### Work instructions
Give every line again exactly as it appears, please, but not the pictures.

— START OF Dataset extract —

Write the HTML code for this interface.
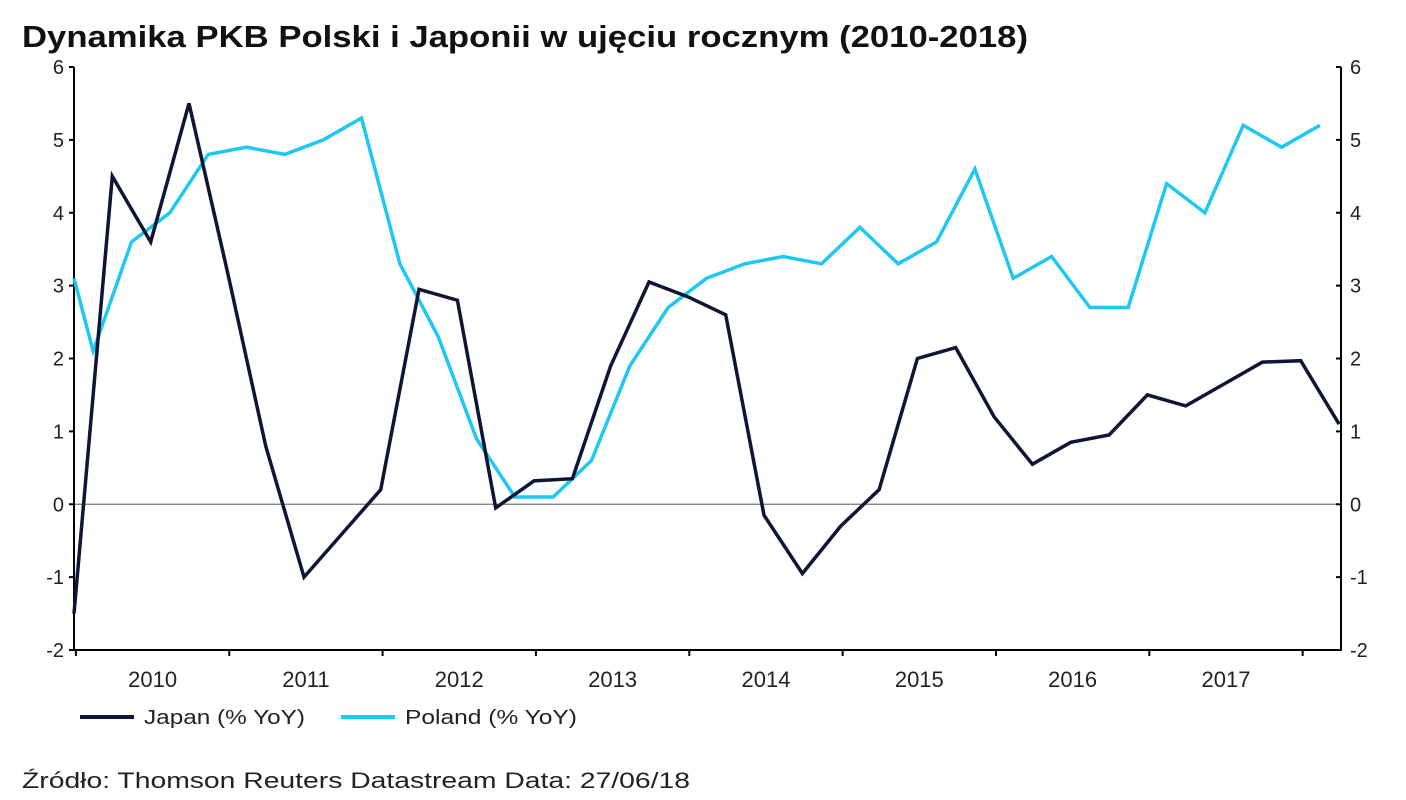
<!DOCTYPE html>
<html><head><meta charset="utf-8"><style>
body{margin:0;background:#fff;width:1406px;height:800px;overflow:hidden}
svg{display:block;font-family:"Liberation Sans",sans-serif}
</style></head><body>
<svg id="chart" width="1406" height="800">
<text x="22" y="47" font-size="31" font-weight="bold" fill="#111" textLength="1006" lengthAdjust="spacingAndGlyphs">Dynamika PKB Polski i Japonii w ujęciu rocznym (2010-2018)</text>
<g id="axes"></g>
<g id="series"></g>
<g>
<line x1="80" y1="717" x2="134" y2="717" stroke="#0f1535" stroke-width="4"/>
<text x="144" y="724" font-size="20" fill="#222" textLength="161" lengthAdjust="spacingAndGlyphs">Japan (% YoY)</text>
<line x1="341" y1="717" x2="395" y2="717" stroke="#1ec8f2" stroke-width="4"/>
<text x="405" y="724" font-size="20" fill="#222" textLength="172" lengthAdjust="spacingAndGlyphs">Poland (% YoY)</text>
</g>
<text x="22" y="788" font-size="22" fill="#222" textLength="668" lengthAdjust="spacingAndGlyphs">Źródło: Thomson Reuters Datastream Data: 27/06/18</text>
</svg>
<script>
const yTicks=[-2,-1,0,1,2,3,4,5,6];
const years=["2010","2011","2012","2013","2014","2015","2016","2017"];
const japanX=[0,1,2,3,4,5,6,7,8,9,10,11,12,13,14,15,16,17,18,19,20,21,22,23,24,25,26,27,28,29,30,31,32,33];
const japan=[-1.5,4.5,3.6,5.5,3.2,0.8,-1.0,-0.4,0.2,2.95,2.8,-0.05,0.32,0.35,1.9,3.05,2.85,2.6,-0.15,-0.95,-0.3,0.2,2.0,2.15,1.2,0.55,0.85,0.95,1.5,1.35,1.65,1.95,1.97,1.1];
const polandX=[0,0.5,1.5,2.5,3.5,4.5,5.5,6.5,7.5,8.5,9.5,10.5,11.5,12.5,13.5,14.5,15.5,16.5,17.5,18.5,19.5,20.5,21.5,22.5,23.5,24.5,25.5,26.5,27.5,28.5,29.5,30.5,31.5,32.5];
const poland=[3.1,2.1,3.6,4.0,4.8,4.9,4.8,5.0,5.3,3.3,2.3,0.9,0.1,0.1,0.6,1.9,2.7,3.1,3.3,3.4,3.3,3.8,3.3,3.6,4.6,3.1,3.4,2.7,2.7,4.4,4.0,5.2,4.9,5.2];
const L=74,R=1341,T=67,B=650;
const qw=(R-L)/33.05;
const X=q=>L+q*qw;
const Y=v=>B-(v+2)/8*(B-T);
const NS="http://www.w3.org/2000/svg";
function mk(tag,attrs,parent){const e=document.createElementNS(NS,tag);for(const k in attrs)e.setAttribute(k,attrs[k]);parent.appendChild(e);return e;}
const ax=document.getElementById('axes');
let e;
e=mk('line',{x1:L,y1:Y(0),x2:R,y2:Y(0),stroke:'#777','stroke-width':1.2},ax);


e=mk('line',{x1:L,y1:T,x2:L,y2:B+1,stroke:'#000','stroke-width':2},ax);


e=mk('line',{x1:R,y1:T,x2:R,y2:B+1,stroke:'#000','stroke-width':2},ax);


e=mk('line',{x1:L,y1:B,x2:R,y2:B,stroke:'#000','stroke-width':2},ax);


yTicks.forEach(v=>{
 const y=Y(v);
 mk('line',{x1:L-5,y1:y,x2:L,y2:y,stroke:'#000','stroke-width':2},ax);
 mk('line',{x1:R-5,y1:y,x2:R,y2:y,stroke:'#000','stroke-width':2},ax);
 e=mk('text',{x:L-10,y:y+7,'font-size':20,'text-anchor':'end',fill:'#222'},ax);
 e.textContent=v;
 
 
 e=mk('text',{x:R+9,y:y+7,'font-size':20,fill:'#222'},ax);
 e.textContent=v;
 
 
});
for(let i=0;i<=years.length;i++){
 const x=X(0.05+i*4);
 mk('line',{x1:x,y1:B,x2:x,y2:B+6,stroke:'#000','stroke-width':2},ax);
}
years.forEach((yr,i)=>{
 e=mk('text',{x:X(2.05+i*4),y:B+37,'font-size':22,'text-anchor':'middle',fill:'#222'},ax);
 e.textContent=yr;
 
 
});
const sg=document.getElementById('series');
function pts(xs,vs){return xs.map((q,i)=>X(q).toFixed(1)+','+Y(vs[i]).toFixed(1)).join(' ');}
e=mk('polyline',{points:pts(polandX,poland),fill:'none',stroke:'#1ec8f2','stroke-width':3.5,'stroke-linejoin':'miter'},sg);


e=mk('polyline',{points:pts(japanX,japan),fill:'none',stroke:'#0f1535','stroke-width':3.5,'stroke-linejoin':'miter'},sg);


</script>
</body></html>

— END OF Dataset extract —

### Output for this task
Write the HTML code for this interface.
<!DOCTYPE html>
<html><head><meta charset="utf-8"><style>
body{margin:0;background:#fff;width:1406px;height:800px;overflow:hidden}
svg{display:block;font-family:"Liberation Sans",sans-serif}
</style></head><body>
<svg id="chart" width="1406" height="800">
<text x="22" y="47" font-size="31" font-weight="bold" fill="#111" textLength="1006" lengthAdjust="spacingAndGlyphs">Dynamika PKB Polski i Japonii w ujęciu rocznym (2010-2018)</text>
<g id="axes"></g>
<g id="series"></g>
<g>
<line x1="80" y1="717" x2="134" y2="717" stroke="#0f1535" stroke-width="4"/>
<text x="144" y="724" font-size="20" fill="#222" textLength="161" lengthAdjust="spacingAndGlyphs">Japan (% YoY)</text>
<line x1="341" y1="717" x2="395" y2="717" stroke="#1ec8f2" stroke-width="4"/>
<text x="405" y="724" font-size="20" fill="#222" textLength="172" lengthAdjust="spacingAndGlyphs">Poland (% YoY)</text>
</g>
<text x="22" y="788" font-size="22" fill="#222" textLength="668" lengthAdjust="spacingAndGlyphs">Źródło: Thomson Reuters Datastream Data: 27/06/18</text>
</svg>
<script>
const yTicks=[-2,-1,0,1,2,3,4,5,6];
const years=["2010","2011","2012","2013","2014","2015","2016","2017"];
const japanX=[0,1,2,3,4,5,6,7,8,9,10,11,12,13,14,15,16,17,18,19,20,21,22,23,24,25,26,27,28,29,30,31,32,33];
const japan=[-1.5,4.5,3.6,5.5,3.2,0.8,-1.0,-0.4,0.2,2.95,2.8,-0.05,0.32,0.35,1.9,3.05,2.85,2.6,-0.15,-0.95,-0.3,0.2,2.0,2.15,1.2,0.55,0.85,0.95,1.5,1.35,1.65,1.95,1.97,1.1];
const polandX=[0,0.5,1.5,2.5,3.5,4.5,5.5,6.5,7.5,8.5,9.5,10.5,11.5,12.5,13.5,14.5,15.5,16.5,17.5,18.5,19.5,20.5,21.5,22.5,23.5,24.5,25.5,26.5,27.5,28.5,29.5,30.5,31.5,32.5];
const poland=[3.1,2.1,3.6,4.0,4.8,4.9,4.8,5.0,5.3,3.3,2.3,0.9,0.1,0.1,0.6,1.9,2.7,3.1,3.3,3.4,3.3,3.8,3.3,3.6,4.6,3.1,3.4,2.7,2.7,4.4,4.0,5.2,4.9,5.2];
const L=74,R=1341,T=67,B=650;
const qw=(R-L)/33.05;
const X=q=>L+q*qw;
const Y=v=>B-(v+2)/8*(B-T);
const NS="http://www.w3.org/2000/svg";
function mk(tag,attrs,parent){const e=document.createElementNS(NS,tag);for(const k in attrs)e.setAttribute(k,attrs[k]);parent.appendChild(e);return e;}
const ax=document.getElementById('axes');
let e;
e=mk('line',{x1:L,y1:Y(0),x2:R,y2:Y(0),stroke:'#777','stroke-width':1.2},ax);


e=mk('line',{x1:L,y1:T,x2:L,y2:B+1,stroke:'#000','stroke-width':2},ax);


e=mk('line',{x1:R,y1:T,x2:R,y2:B+1,stroke:'#000','stroke-width':2},ax);


e=mk('line',{x1:L,y1:B,x2:R,y2:B,stroke:'#000','stroke-width':2},ax);


yTicks.forEach(v=>{
 const y=Y(v);
 mk('line',{x1:L-5,y1:y,x2:L,y2:y,stroke:'#000','stroke-width':2},ax);
 mk('line',{x1:R-5,y1:y,x2:R,y2:y,stroke:'#000','stroke-width':2},ax);
 e=mk('text',{x:L-10,y:y+7,'font-size':20,'text-anchor':'end',fill:'#222'},ax);
 e.textContent=v;
 
 
 e=mk('text',{x:R+9,y:y+7,'font-size':20,fill:'#222'},ax);
 e.textContent=v;
 
 
});
for(let i=0;i<=years.length;i++){
 const x=X(0.05+i*4);
 mk('line',{x1:x,y1:B,x2:x,y2:B+6,stroke:'#000','stroke-width':2},ax);
}
years.forEach((yr,i)=>{
 e=mk('text',{x:X(2.05+i*4),y:B+37,'font-size':22,'text-anchor':'middle',fill:'#222'},ax);
 e.textContent=yr;
 
 
});
const sg=document.getElementById('series');
function pts(xs,vs){return xs.map((q,i)=>X(q).toFixed(1)+','+Y(vs[i]).toFixed(1)).join(' ');}
e=mk('polyline',{points:pts(polandX,poland),fill:'none',stroke:'#1ec8f2','stroke-width':3.5,'stroke-linejoin':'miter'},sg);


e=mk('polyline',{points:pts(japanX,japan),fill:'none',stroke:'#0f1535','stroke-width':3.5,'stroke-linejoin':'miter'},sg);


</script>
</body></html>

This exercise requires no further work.